Direct Numerical Simulation of Second-Mode Oblique Breakdown in a Mach 6 Sharp Cone Boundary Layer

Direct Numerical Simulations (DNS) were carried out to investigate the laminar-turbulent boundary-layer transition process for a 7◦ half-angle cone with a circular cross-section and a sharp nose at Mach 6 and zero angle of attack. The cone geometry and the flow conditions of experiments in the Boeing/AFOSR Mach 6 Quiet Tunnel (BAM6QT) at Purdue University were used for the numerical investigations. Linear Stability Theory (LST) analysis revealed that while axisymmetric second-mode waves are the dominant primary instability, shallow second-mode waves also experience strong amplification.
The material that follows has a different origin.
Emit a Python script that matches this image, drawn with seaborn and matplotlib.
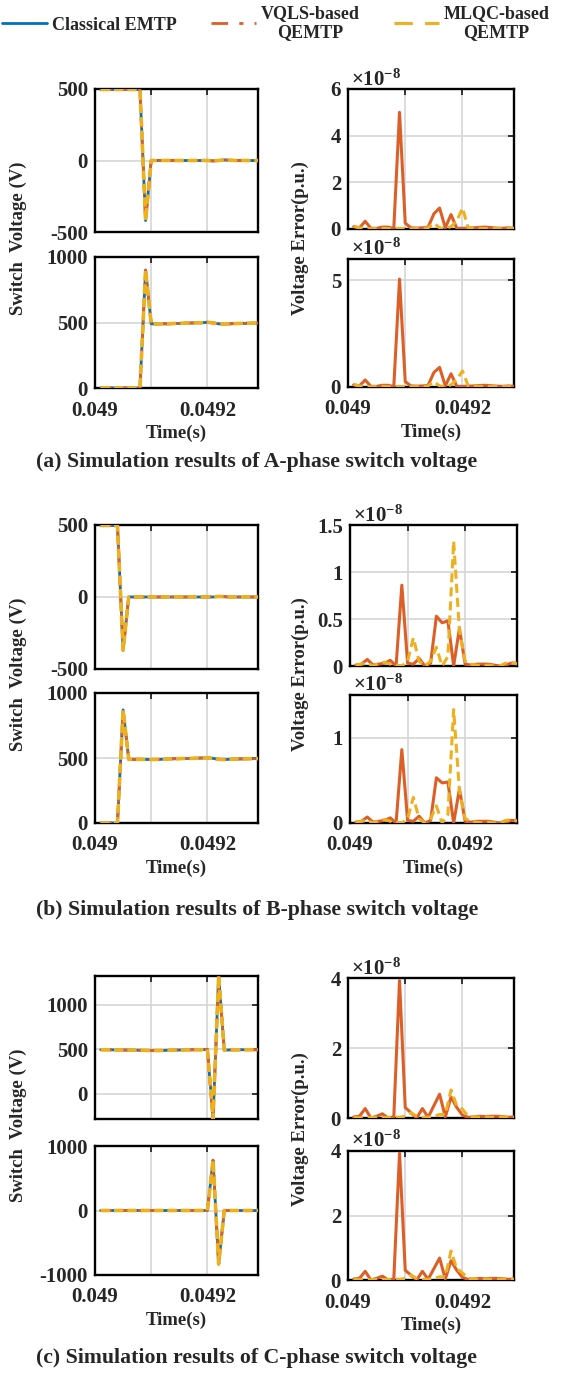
import matplotlib
matplotlib.use("Agg")
import matplotlib.pyplot as plt
from matplotlib.lines import Line2D
import numpy as np
import seaborn as sns

sns.set_style("white")
plt.rcParams["font.family"] = ["Liberation Serif", "DejaVu Serif"]
plt.rcParams["font.weight"] = "bold"
plt.rcParams["axes.labelweight"] = "bold"
plt.rcParams["mathtext.fontset"] = "custom"
plt.rcParams["mathtext.rm"] = "Liberation Serif"
plt.rcParams["mathtext.it"] = "Liberation Serif:italic"
plt.rcParams["mathtext.bf"] = "Liberation Serif:bold"

W, H = 574, 1376
BLUE = "#0072BD"
ORANGE = "#DD5F28"
YELLOW = "#EDB120"

# time axis: 0.04901 ... 0.04929 s, 10 us step
time_s = [0.04901, 0.04902, 0.04903, 0.04904, 0.04905, 0.04906, 0.04907, 0.04908,
          0.04909, 0.04910, 0.04911, 0.04912, 0.04913, 0.04914, 0.04915, 0.04916,
          0.04917, 0.04918, 0.04919, 0.04920, 0.04921, 0.04922, 0.04923, 0.04924,
          0.04925, 0.04926, 0.04927, 0.04928, 0.04929]

# switch voltages (V)
va_top = [497, 497, 497, 497, 497, 497, 497, 495, -420, 0, 0, 0, 0, 0, 0, 0, 0, 0, 0, 0,
          -3, 0, 4, 2, 0, 0, 0, 0, 0]
va_bot = [0, 0, 0, 0, 0, 0, 0, 0, 900, 490, 488, 490, 490, 492, 493, 495, 496, 497, 498,
          502, 497, 490, 487, 490, 492, 493, 494, 495, 495]
vb_top = [497, 497, 497, 495, -370, 0, 0, 0, 0, 0, 0, 0, 0, 0, 0, 0, 0, 0, 0, 0, 0, 4, 2,
          0, 0, 0, 0, 0, 0]
vb_bot = [0, 0, 0, 0, 870, 490, 490, 490, 489, 488, 489, 490, 492, 494, 495, 496, 497, 498,
          500, 501, 497, 490, 488, 490, 492, 493, 494, 495, 495]
vc_top = [495, 495, 494, 493, 492, 491, 490, 489, 488, 486, 486, 487, 489, 490, 492, 493,
          494, 495, 495, 500, -280, 1320, 490, 493, 494, 495, 495, 495, 495]
vc_bot = [0, 0, 0, 0, 0, 0, 0, 0, 0, 0, 0, 0, 0, 0, 0, 0, 0, 0, 0, 0, 780, -830, 0, 0, 0,
          0, 0, 0, 0]

# voltage errors (x1e-8 p.u.)
ea_vqls_top = [0.10, 0.05, 0.33, 0.03, 0.03, 0.08, 0.08, 0.02, 5.00, 0.25, 0.05, 0.04, 0.05,
               0.08, 0.65, 0.90, 0.05, 0.62, 0.03, 0.03, 0.04, 0.05, 0.07, 0.08, 0.06, 0.04,
               0.03, 0.05, 0.03]
ea_mlqc_top = [0.12, 0.05, 0.02, 0.01, 0.02, 0.03, 0.02, 0.01, 0.03, 0.02, 0.01, 0.02, 0.03,
               0.05, 0.25, 0.05, 0.02, 0.10, 0.35, 0.90, 0.05, 0.04, 0.03, 0.02, 0.03, 0.02,
               0.01, 0.02, 0.03]
ea_vqls_bot = [0.10, 0.05, 0.33, 0.03, 0.03, 0.08, 0.08, 0.02, 5.06, 0.25, 0.05, 0.04, 0.05,
               0.08, 0.68, 0.92, 0.05, 0.62, 0.03, 0.03, 0.04, 0.05, 0.07, 0.08, 0.06, 0.04,
               0.03, 0.05, 0.03]
ea_mlqc_bot = [0.12, 0.05, 0.02, 0.01, 0.02, 0.03, 0.02, 0.01, 0.03, 0.02, 0.01, 0.02, 0.03,
               0.05, 0.25, 0.05, 0.02, 0.10, 0.35, 0.75, 0.05, 0.04, 0.03, 0.02, 0.03, 0.02,
               0.01, 0.02, 0.03]
eb_vqls_top = [0.01, 0.02, 0.07, 0.01, 0.02, 0.03, 0.06, 0.00, 0.86, 0.03, 0.02, 0.08, 0.00,
               0.03, 0.53, 0.46, 0.48, 0.00, 0.40, 0.02, 0.01, 0.02, 0.02, 0.02, 0.01, 0.00,
               0.01, 0.03, 0.03]
eb_mlqc_top = [0.01, 0.02, 0.03, 0.00, 0.03, 0.04, 0.02, 0.01, 0.00, 0.05, 0.30, 0.05, 0.00,
               0.05, 0.20, 0.00, 0.10, 1.33, 0.38, 0.05, 0.02, 0.01, 0.00, 0.01, 0.00, 0.00,
               0.03, 0.04, 0.02]
eb_vqls_bot = [0.01, 0.02, 0.07, 0.01, 0.02, 0.03, 0.06, 0.00, 0.86, 0.03, 0.02, 0.08, 0.00,
               0.03, 0.53, 0.47, 0.48, 0.00, 0.40, 0.02, 0.01, 0.02, 0.02, 0.02, 0.01, 0.00,
               0.01, 0.03, 0.03]
eb_mlqc_bot = [0.01, 0.02, 0.03, 0.00, 0.03, 0.04, 0.02, 0.01, 0.00, 0.05, 0.30, 0.05, 0.00,
               0.05, 0.20, 0.00, 0.10, 1.33, 0.38, 0.05, 0.02, 0.01, 0.00, 0.01, 0.00, 0.00,
               0.03, 0.04, 0.02]
ec_vqls_top = [0.03, 0.05, 0.27, 0.00, 0.05, 0.12, 0.00, 0.03, 3.93, 0.30, 0.15, 0.00, 0.27,
               0.02, 0.35, 0.68, 0.03, 0.60, 0.30, 0.08, 0.02, 0.03, 0.05, 0.04, 0.05, 0.05,
               0.04, 0.02, 0.03]
ec_mlqc_top = [0.02, 0.01, 0.02, 0.01, 0.02, 0.01, 0.02, 0.03, 0.02, 0.05, 0.15, 0.05, 0.02,
               0.02, 0.05, 0.10, 0.10, 0.80, 0.35, 0.25, 0.05, 0.03, 0.02, 0.03, 0.02, 0.02,
               0.03, 0.02, 0.02]
ec_vqls_bot = [0.03, 0.05, 0.27, 0.00, 0.05, 0.12, 0.00, 0.03, 3.93, 0.30, 0.15, 0.00, 0.27,
               0.02, 0.35, 0.68, 0.03, 0.60, 0.30, 0.08, 0.02, 0.03, 0.05, 0.04, 0.05, 0.05,
               0.04, 0.02, 0.03]
ec_mlqc_bot = [0.02, 0.01, 0.02, 0.01, 0.02, 0.01, 0.02, 0.03, 0.02, 0.05, 0.15, 0.05, 0.02,
               0.02, 0.05, 0.10, 0.10, 0.90, 0.35, 0.22, 0.05, 0.03, 0.02, 0.03, 0.02, 0.02,
               0.03, 0.02, 0.02]

x_ticks = [0.049, 0.0491, 0.0492]
x_ticklabels = ["0.049", "", "0.0492"]

panels = [
    dict(v=(va_top, va_bot),
         e=((ea_vqls_top, ea_mlqc_top), (ea_vqls_bot, ea_mlqc_bot)),
         vlim=((-500, 500), (0, 1000)), vticks=([-500, 0, 500], [0, 500, 1000]),
         elim=((0, 6), (0, 6)), eticks=([0, 2, 4, 6], [0, 5]),
         eticklabels=(["0", "2", "4", "6"], ["0", "5"]),
         left=((95, 258, 89, 232), (95, 258, 257, 388)),
         right=((348, 514, 89, 229), (348, 514, 259, 387)),
         cap_y=462, caption="(a) Simulation results of A-phase switch voltage"),
    dict(v=(vb_top, vb_bot),
         e=((eb_vqls_top, eb_mlqc_top), (eb_vqls_bot, eb_mlqc_bot)),
         vlim=((-500, 500), (0, 1000)), vticks=([-500, 0, 500], [0, 500, 1000]),
         elim=((0, 1.5), (0, 1.5)), eticks=([0, 0.5, 1, 1.5], [0, 1]),
         eticklabels=(["0", "0.5", "1", "1.5"], ["0", "1"]),
         left=((95, 258, 525, 669), (95, 258, 693, 823)),
         right=((350, 517, 525, 666), (350, 517, 695, 823)),
         cap_y=910, caption="(b) Simulation results of B-phase switch voltage"),
    dict(v=(vc_top, vc_bot),
         e=((ec_vqls_top, ec_mlqc_top), (ec_vqls_bot, ec_mlqc_bot)),
         vlim=((-280, 1320), (-1000, 1000)), vticks=([0, 500, 1000], [-1000, 0, 1000]),
         elim=((0, 4), (0, 4)), eticks=([0, 2, 4], [0, 2, 4]),
         eticklabels=(["0", "2", "4"], ["0", "2", "4"]),
         left=((95, 258, 976, 1119), (95, 258, 1146, 1275)),
         right=((348, 514, 978, 1118), (348, 514, 1151, 1280)),
         cap_y=1358, caption="(c) Simulation results of C-phase switch voltage"),
]

TICK_FS = 15
LABEL_FS = 13.5


def frac(box):
    x0, x1, y0, y1 = box
    return [x0 / W, 1 - y1 / H, (x1 - x0) / W, (y1 - y0) / H]


def style_axes(ax, bottom_row):
    ax.set_xlim(0.049, 0.04929)
    ax.set_xticks(x_ticks)
    if bottom_row:
        ax.set_xticklabels(x_ticklabels)
        ax.set_xlabel("Time(s)", fontsize=LABEL_FS, labelpad=3)
    else:
        ax.set_xticklabels([])
    ax.grid(True, color="#d6d6d6", lw=1.2)
    ax.tick_params(direction="in", length=4, width=1.3, top=True, right=True,
                   labelsize=TICK_FS, pad=5)
    ax.tick_params(axis="x", pad=9)
    for sp in ax.spines.values():
        sp.set_linewidth(1.7)
        sp.set_color("black")
    for lab in ax.get_xticklabels() + ax.get_yticklabels():
        lab.set_fontweight("bold")
    ax.set_ylabel("")


fig = plt.figure(figsize=(W / 100, H / 100), dpi=100)

for p in panels:
    for row in range(2):
        bottom_row = row == 1
        # switch voltage: three overlapping traces
        ax = fig.add_axes(frac(p["left"][row]))
        v = p["v"][row]
        sns.lineplot(x=time_s, y=v, ax=ax, color=BLUE, lw=2.0, legend=False, zorder=3)
        sns.lineplot(x=time_s, y=v, ax=ax, color=ORANGE, lw=2.0, legend=False,
                     linestyle=(0, (4, 1.5, 1, 1.5)), zorder=4)
        sns.lineplot(x=time_s, y=v, ax=ax, color=YELLOW, lw=2.6, legend=False,
                     linestyle=(0, (2.6, 1.1)), zorder=5)
        ax.set_ylim(*p["vlim"][row])
        ax.set_yticks(p["vticks"][row])
        ax.set_yticklabels([str(t) for t in p["vticks"][row]])
        style_axes(ax, bottom_row)

        # voltage error
        ax = fig.add_axes(frac(p["right"][row]))
        ev, em = p["e"][row]
        sns.lineplot(x=time_s, y=ev, ax=ax, color=ORANGE, lw=2.2, legend=False, zorder=3)
        sns.lineplot(x=time_s, y=em, ax=ax, color=YELLOW, lw=2.2, legend=False,
                     linestyle=(0, (3, 1.6)), zorder=4)
        ax.set_ylim(*p["elim"][row])
        ax.set_yticks(p["eticks"][row])
        ax.set_yticklabels(p["eticklabels"][row])
        style_axes(ax, bottom_row)
        ax.text(0.02, 0.99, r"$\times10^{-8}$", transform=ax.transAxes, ha="left",
                va="bottom", fontsize=15)

    # y labels and caption
    ly0 = (p["left"][0][2] + p["left"][1][3]) / 2
    fig.text(18 / W, 1 - ly0 / H, "Switch  Voltage (V)", rotation=90, ha="center",
             va="center", fontsize=LABEL_FS, fontweight="bold")
    ry0 = (p["right"][0][2] + p["right"][1][3]) / 2
    fig.text(300 / W, 1 - ry0 / H, "Voltage Error(p.u.)", rotation=90, ha="center",
             va="center", fontsize=LABEL_FS, fontweight="bold")
    fig.text(257 / W, 1 - p["cap_y"] / H, p["caption"], ha="center", va="center",
             fontsize=15.7, fontweight="bold")

handles = [
    Line2D([], [], color=BLUE, lw=2.0),
    Line2D([], [], color=ORANGE, lw=2.0, linestyle=(0, (6, 4, 1.5, 4))),
    Line2D([], [], color=YELLOW, lw=2.2, linestyle=(0, (6, 4))),
]
leg = fig.legend(handles, ["Classical EMTP", "VQLS-based\nQEMTP", "MLQC-based\nQEMTP"],
                 loc="center left", bbox_to_anchor=(2 / W, 1 - 23 / H), ncol=3, frameon=False,
                 handlelength=2.5, handletextpad=0.25, columnspacing=1.9,
                 prop=dict(family="Liberation Serif", weight="bold", size=13),
                 borderaxespad=0, borderpad=0.0, labelspacing=0.2)
for t in leg.get_texts():
    t.set_multialignment("center")

fig.savefig("out.png", dpi=100)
Consequently, the role of second-mode oblique breakdown was explored by introducing a pair of oblique second-mode waves at low amplitudes. The disturbance development in downstream direction and the laminar to turbulent transition process is investigated. It is shown how the disturbance wave spectrum is filled up due to nonlinear interactions and which flow structures arise and how these structures locally break down to small scales. The skin friction initially follows the laminar trend, then exhibits a slight rise, dips back toward laminar levels, and subsequently increases toward turbulent values. A significant difference between the second mode oblique breakdown and previously investigated fundamental breakdown is the much reduced “overshoot” of the turbulent values of skin-friction and Stanton number in the transitional region. The DNS data clearly demonstrate that second mode oblique breakdown can lead to laminar-turbulent transition and therefore may be arelevant mechanism for transition in hypersonic cone boundary layers at Mach 6.